Why do I keep doing this to myself?
I know exactly what I'm signing up for when I grab a billionaire romance. The fake marriage trope? The "cold CEO with a secret heart of gold"? The inevitable moment where the heroine realizes she's actually falling for the man she married for convenience? I've read this story a hundred times. And yet here I am, designing logos at 2 AM with Sasha Dunbrooke in my ears, grinning like an idiot at my screen while Frida judges me from the couch.
Look, The Billionaire Bachelor isn't reinventing the wheel. It's not trying to. But sometimes you don't want reinvention. Sometimes you want comfort food—the audiobook equivalent of queso and chips at 11 PM. And this? This delivered.
Sasha Dunbrooke's "Messy Situationship" Energy
Sasha Dunbrooke has this warmth in her voice that just... works for contemporary romance. She's got that "your best friend telling you about her messy situationship" energy, which is exactly what a fake-marriage-to-real-feelings story needs. Her Merina is sharp and vulnerable in equal measure—you can hear the eye rolls, the reluctant attraction, the moment she realizes she's in too deep.
Her Reese is where things get a little shakier. The male voices aren't bad, exactly, but they're not distinct enough. Sometimes I'd lose track of who was speaking in dialogue-heavy scenes. And okay, there was this one word—I don't even remember what it was now—that she kept mispronouncing and it drove me a little crazy. Like a tiny pebble in your shoe. Not enough to stop walking, but you notice it every time.
But here's the thing: the emotional beats? She nails those. The banter lands. The tension builds the way it should. When Merina finally admits what she's feeling (to herself, not to Reese, because of course she's not ready for that conversation), Dunbrooke's delivery made my chest tight. That's the stuff I'm here for.
The Slow Burn That Actually Burned
Jessica Lemmon knows how to write chemistry. The push-and-pull between Reese and Merina felt earned, not manufactured. Yes, he's a billionaire with a playboy reputation. Yes, she's the scrappy boutique hotel owner who needs his money. It's a tale as old as time (or at least as old as Harlequin). But the execution matters, and Lemmon gets the pacing right.
The six-month marriage contract creates this ticking clock that keeps things moving.

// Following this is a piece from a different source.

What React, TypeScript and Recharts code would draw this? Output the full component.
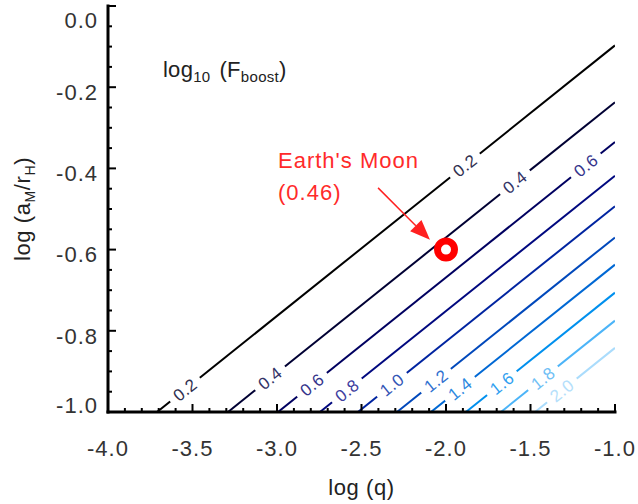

Every interaction feels loaded—even the mundane ones. There's this scene where they're just... eating breakfast together? And the tension is ridiculous. I was literally pausing my work to listen because I couldn't focus on both.
The spicy scenes are solid too. Not the spiciest I've encountered, but they're written with enough heat to make you want to rewind. (I did. Twice. Don't tell anyone.)
Where My Heart Actually Went
Here's what surprised me: I actually cared about the secondary characters. Reese's brothers show up and add this layer of family drama that made the whole world feel more real. And Merina's relationship with her parents and their hotel—it's not just a plot device. You feel her attachment to the Van Heusen, understand why she'd marry a stranger to get it back. That kind of fierce loyalty to place and family legacy shows up in Their Eyes Were Watching God too, though Janie's journey looks nothing like Merina's.
Abuela would have eaten this up. She loved a good "enemies to lovers" situation, even though she'd never call it that. She'd just say "mija, that's how your abuelo and I started" and then tell some wildly exaggerated story about their courtship. Miss you, Abuela. This one's for you.
I didn't ugly-cry at this one—it's not that kind of book. But I smiled. A lot. My face hurt by the end. That counts for something.
Who's This For (And Who Should Skip)
If you're picky about male voice performances or mispronunciations drive you up the wall, maybe sample first. But if you're craving a well-executed fake marriage romance with a narrator who knows how to deliver the emotional goods? Grab some snacks and settle in.
Queso, Chips, and Zero Regrets
Honestly? I'd listen again. It's a good comfort listen—the kind of thing I'd put on while doing repetitive design work or cleaning my apartment. It's not going to change your life, but it's not trying to. It's trying to give you ten hours of romantic tension and satisfying payoff, and it does exactly that. The vibes are immaculate.